安い車両には、こうした整備が十分に行われていない可能性が高く、購入後に結局多額の修理費が必要になる「安物買いの銭失い」に陥る危険があります。つまり、適正な価格で販売されている専門店の中古車は、ボッタクリなのではなく、安心を手に入れるための対価が含まれていると考えることができます。
ローバーミニクーパーはやめとけの総括
この記事では、「ローバーミニクーパーはやめとけ」という言葉の裏にある様々な側面を解説してきました。最後に、その言葉の真意と、あなたが後悔しないための結論をまとめます。

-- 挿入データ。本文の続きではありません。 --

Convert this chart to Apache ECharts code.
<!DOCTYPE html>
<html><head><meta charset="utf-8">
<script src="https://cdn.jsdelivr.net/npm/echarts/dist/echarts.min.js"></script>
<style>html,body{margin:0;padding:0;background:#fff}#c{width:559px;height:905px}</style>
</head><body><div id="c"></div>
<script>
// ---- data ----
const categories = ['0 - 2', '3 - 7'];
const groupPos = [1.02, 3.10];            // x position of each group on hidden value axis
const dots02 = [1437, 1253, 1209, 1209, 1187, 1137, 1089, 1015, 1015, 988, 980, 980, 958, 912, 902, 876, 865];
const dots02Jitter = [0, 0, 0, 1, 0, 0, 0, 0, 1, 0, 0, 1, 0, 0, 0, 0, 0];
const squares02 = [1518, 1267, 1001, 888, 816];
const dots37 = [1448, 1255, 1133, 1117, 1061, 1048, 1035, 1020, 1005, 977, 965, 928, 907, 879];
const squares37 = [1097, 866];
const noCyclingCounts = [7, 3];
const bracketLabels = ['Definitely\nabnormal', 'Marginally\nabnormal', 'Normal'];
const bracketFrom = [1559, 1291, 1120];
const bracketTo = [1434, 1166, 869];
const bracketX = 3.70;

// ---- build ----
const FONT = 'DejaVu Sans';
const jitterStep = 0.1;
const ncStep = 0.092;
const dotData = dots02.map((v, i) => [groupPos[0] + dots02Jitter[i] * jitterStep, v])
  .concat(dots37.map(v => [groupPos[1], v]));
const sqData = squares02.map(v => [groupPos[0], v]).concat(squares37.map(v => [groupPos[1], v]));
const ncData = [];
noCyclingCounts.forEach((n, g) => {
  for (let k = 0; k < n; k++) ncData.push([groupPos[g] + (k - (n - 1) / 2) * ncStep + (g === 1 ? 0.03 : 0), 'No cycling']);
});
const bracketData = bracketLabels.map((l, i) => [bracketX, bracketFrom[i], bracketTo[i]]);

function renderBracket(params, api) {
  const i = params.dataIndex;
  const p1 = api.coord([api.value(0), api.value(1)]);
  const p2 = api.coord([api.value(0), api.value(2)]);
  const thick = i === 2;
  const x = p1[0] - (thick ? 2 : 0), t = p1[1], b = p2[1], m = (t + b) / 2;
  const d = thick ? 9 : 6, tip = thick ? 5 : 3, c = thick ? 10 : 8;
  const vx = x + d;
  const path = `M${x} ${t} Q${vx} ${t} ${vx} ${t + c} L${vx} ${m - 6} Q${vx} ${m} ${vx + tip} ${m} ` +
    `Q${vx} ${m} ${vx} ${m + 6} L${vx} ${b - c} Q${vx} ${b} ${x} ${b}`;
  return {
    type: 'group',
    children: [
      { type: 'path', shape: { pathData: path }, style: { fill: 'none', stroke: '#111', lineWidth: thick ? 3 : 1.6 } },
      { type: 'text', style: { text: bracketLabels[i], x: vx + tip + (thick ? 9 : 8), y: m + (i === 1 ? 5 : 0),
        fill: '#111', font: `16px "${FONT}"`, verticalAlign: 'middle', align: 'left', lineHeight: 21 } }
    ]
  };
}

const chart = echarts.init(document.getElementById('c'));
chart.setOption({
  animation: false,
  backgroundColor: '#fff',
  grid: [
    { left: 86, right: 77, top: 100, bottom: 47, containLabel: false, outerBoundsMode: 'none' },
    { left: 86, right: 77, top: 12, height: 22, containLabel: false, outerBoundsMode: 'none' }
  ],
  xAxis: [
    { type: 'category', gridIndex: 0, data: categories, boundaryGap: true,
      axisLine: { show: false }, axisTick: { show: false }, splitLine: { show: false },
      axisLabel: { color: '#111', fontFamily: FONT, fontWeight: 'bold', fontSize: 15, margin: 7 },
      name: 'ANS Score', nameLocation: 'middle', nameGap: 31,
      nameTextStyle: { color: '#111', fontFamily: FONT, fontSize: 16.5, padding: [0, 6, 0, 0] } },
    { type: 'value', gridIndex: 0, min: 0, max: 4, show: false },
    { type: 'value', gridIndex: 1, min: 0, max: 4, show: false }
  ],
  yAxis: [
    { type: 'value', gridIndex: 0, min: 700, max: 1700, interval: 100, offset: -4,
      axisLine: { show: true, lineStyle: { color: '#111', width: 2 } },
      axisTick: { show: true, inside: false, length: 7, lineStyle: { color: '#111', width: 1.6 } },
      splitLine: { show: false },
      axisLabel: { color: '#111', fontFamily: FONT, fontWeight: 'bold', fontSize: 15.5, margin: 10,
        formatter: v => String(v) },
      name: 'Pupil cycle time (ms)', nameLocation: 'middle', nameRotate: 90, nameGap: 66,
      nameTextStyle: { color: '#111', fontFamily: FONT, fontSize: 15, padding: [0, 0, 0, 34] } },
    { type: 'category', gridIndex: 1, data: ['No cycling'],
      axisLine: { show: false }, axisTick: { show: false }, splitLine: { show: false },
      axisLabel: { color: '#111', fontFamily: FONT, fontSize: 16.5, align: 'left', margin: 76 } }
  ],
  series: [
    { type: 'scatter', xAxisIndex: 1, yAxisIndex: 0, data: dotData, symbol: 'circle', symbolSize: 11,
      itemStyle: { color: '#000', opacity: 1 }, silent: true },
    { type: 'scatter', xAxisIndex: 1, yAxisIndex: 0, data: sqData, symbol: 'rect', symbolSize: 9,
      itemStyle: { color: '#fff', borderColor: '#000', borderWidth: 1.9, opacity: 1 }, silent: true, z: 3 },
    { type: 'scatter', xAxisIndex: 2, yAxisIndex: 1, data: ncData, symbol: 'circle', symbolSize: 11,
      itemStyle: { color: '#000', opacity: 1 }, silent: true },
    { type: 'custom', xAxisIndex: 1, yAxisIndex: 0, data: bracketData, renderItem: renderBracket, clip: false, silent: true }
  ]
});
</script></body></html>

- ローバーミニは2000年に生産を終了したクラシックカーである
- 現在販売されているBMW製ミニクーパーとは全く別の車
- 新車での購入は不可能で、中古車かレストア車が選択肢となる
- 値段が高いのは希少価値と維持・整備コストが理由であり、ボッタクリではない
- 故障は多く、オイル漏れや電装系のトラブルは覚悟が必要
- 維持費は国産コンパクトカーに比べて高額になる傾向がある
- 燃費性能は現代の車に劣り、リッター10km~15kmが目安
- 自動車税は13年超の重課対象となる
- パワステがなくハンドルが重いなど、運転には慣れと体力が必要
- エアコンの効きが悪く、夏場の快適性は低い
- 車内は狭く、実用性は乏しい趣味の車と割り切るべき
- 魅力は唯一無二のデザインと「ゴーカート」のような運転感覚
- 所有する喜びや、手間をかける楽しさを感じられるかが鍵
- 購入するならローバーミニの特性を熟知した専門店が必須
- 「やめとけ」は、現代車と同じ感覚で安易に手を出すことへの警告である
ローバーミニクーパーはやめとけという言葉は、現代の車と同じような手軽さや快適性を期待して安易に手を出すと後悔するという、先人たちの愛情のこもったアドバイスと言えます。この記事で解説した数々のハードルは、確かに人を選ぶ厳しさを持っています。
しかし、それらのデメリットをすべて理解し、受け入れる覚悟ができた上でなお、あなたの心が強くこの車に惹きつけられるのであれば、それは最高のパートナーに出会えるサインかもしれません。
手間や時間、費用さえも「趣味」として楽しめる方にとって、ローバーミニは人生を何倍にも豊かにしてくれる特別な存在となります。信頼できる専門店という味方を見つけ、あなただけのミニ・ライフへの第一歩を踏み出してみてはいかがでしょうか。